Ao fim do Encontro, a plenária aprovou uma Carta Compromisso que traz apontamentos sobre a agroecologia enquanto alternativa para a justiça socioambiental, climática, a segurança alimentar e nutricional e o combate à fome, além de garantir direitos políticos, econômicos, sociais, culturais e ambientais à toda a população.
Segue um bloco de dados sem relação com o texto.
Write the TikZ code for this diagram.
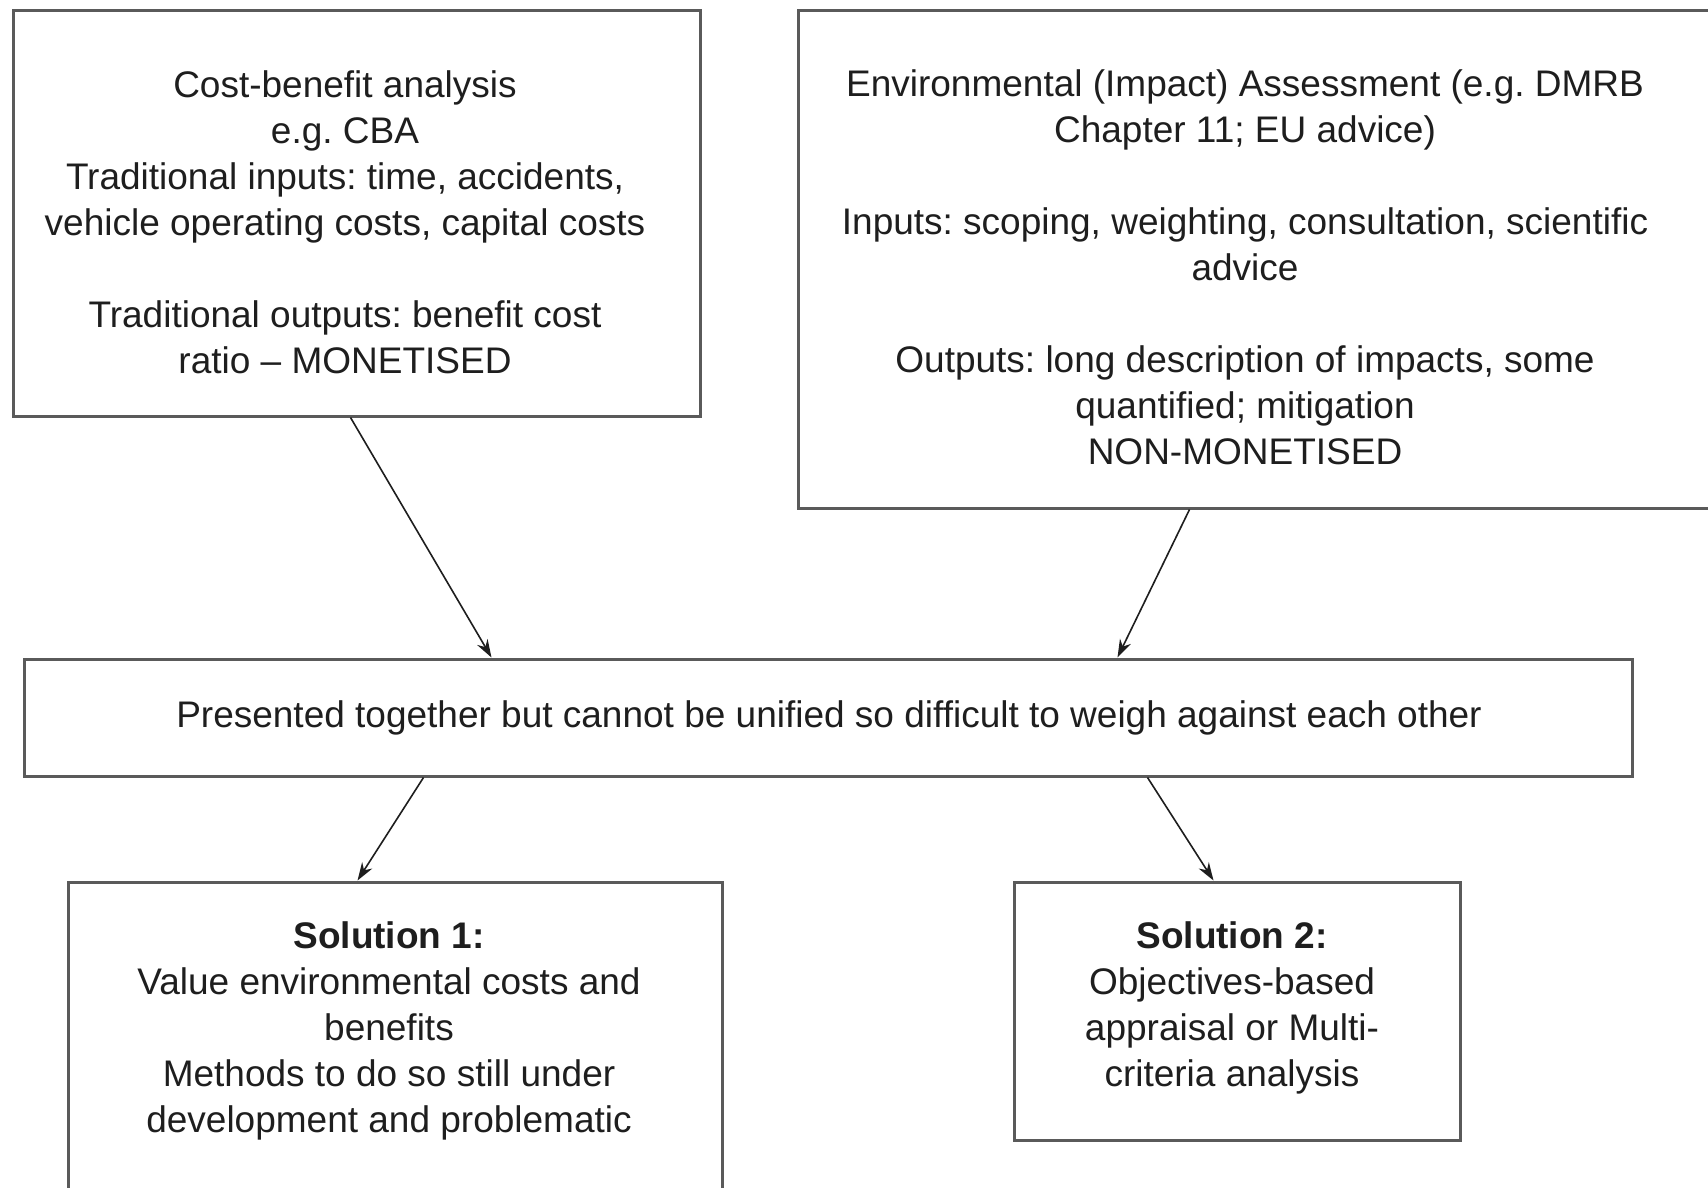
\documentclass[tikz,border=0pt]{standalone}
\usepackage{fontspec}
\setmainfont{Liberation Sans}
\usetikzlibrary{arrows.meta}
\definecolor{boxline}{RGB}{90,90,90}
\definecolor{txtcol}{RGB}{30,30,30}
\frenchspacing
\begin{document}
\begin{tikzpicture}[x=1pt,y=-1pt,
  box/.style={draw=boxline, line width=3pt, inner sep=0pt, fill=white},
  txt/.style={align=center, inner sep=0pt, text=txtcol, font=\fontsize{37}{46}\selectfont},
  conn/.style={line width=1.6pt, draw=txtcol, -{Stealth[length=18pt,width=12pt]}}]
\useasboundingbox[fill=white] (0,0) rectangle (1708,1188);

\node[box, minimum width=687pt, minimum height=405pt] (b1) at (356.5,213.5) {};
\node[txt] (b1t) at (345,222) {Cost-benefit analysis\\ e.g. CBA\\ Traditional inputs: time, accidents,\\ vehicle operating costs, capital costs\\[46pt] Traditional outputs: benefit cost\\ ratio -- MONETISED};

\node[box, minimum width=914pt, minimum height=497pt] (b2) at (1255,259.5) {};
\node[txt] (b2t) at (1245,267) {Environmental (Impact) Assessment (e.g. DMRB\\ Chapter 11; EU advice)\\[46pt] Inputs: scoping, weighting, consultation, scientific\\ advice\\[46pt] Outputs: long description of impacts, some\\ quantified; mitigation\\ NON-MONETISED};

\node[box, minimum width=1608pt, minimum height=117pt] (m) at (828,717.5) {};
\node[txt] (mt) at (829,718) {Presented together but cannot be unified so difficult to weigh against each other};

\node[box, minimum width=654pt, minimum height=318pt] (s1) at (395,1041) {};
\node[txt] (s1t) at (389,1031) {\textbf{Solution 1:}\\ Value environmental costs and\\ benefits\\ Methods to do so still under\\ development and problematic};

\node[box, minimum width=446pt, minimum height=258pt] (s2) at (1237,1011) {};
\node[txt] (s2t) at (1232,1008) {\textbf{Solution 2:}\\ Objectives-based\\ appraisal or Multi-\\ criteria analysis};

\draw[conn] ([xshift=339pt]b1.south west) -- ([xshift=469pt]m.north west);
\draw[conn] ([xshift=393pt]b2.south west) -- ([xshift=1095pt]m.north west);
\draw[conn] ([xshift=401pt]m.south west) -- ([xshift=291pt]s1.north west);
\draw[conn] ([xshift=1125pt]m.south west) -- ([xshift=201pt]s2.north west);
\end{tikzpicture}
\end{document}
O evento foi organizado por um conjunto de organizações da sociedade civil, entre elas, Federação de Órgãos para Assistência Social e Educacional (FASE), Fundo Dema, Articulação Nacional de Agroecologia (ANA), Federação dos Trabalhadores Rurais Agricultores e Agricultoras Familiares do Estado do Pará (Fetagri), Sindicato dos Trabalhadores e Trabalhadoras Rurais de Santarém (STTR-STM), Federação das Associações de Moradores e Comunidades do Assentamento Agroextrativista da Gleba Lago Grande (FEAGLE), Movimento dos Trabalhadores e Trabalhadoras Rurais Sem Terra (MST), Movimento Camponês Popular (MCP), Instituto de Agroecologia Latinoamericano-Amazônico (IALA), Rede Jirau, Associação Paraense de Apoio às Comunidades Carentes (APACC), Movimento de Mulheres do Nordeste Paraense (MNEPA), Associação de Mulheres Quilombolas Agroextrativistas da Comunidade Ramal do Bacuri (Raízes do Bacuri), Associação Quilombola do Baixo caeté África e Laranjituba (AQUIBAC), Associação dos Agroextrativistas, Pescadores e Artesãos do Pirocaba (ASAPAP), Associação de Mulheres trabalhadoras Rurais de Santarém (AMTR-STM), Associação de Mulheres Trabalhadoras Rurais do Município de Belterra (AMABELA), Guardiões do Bem Viver.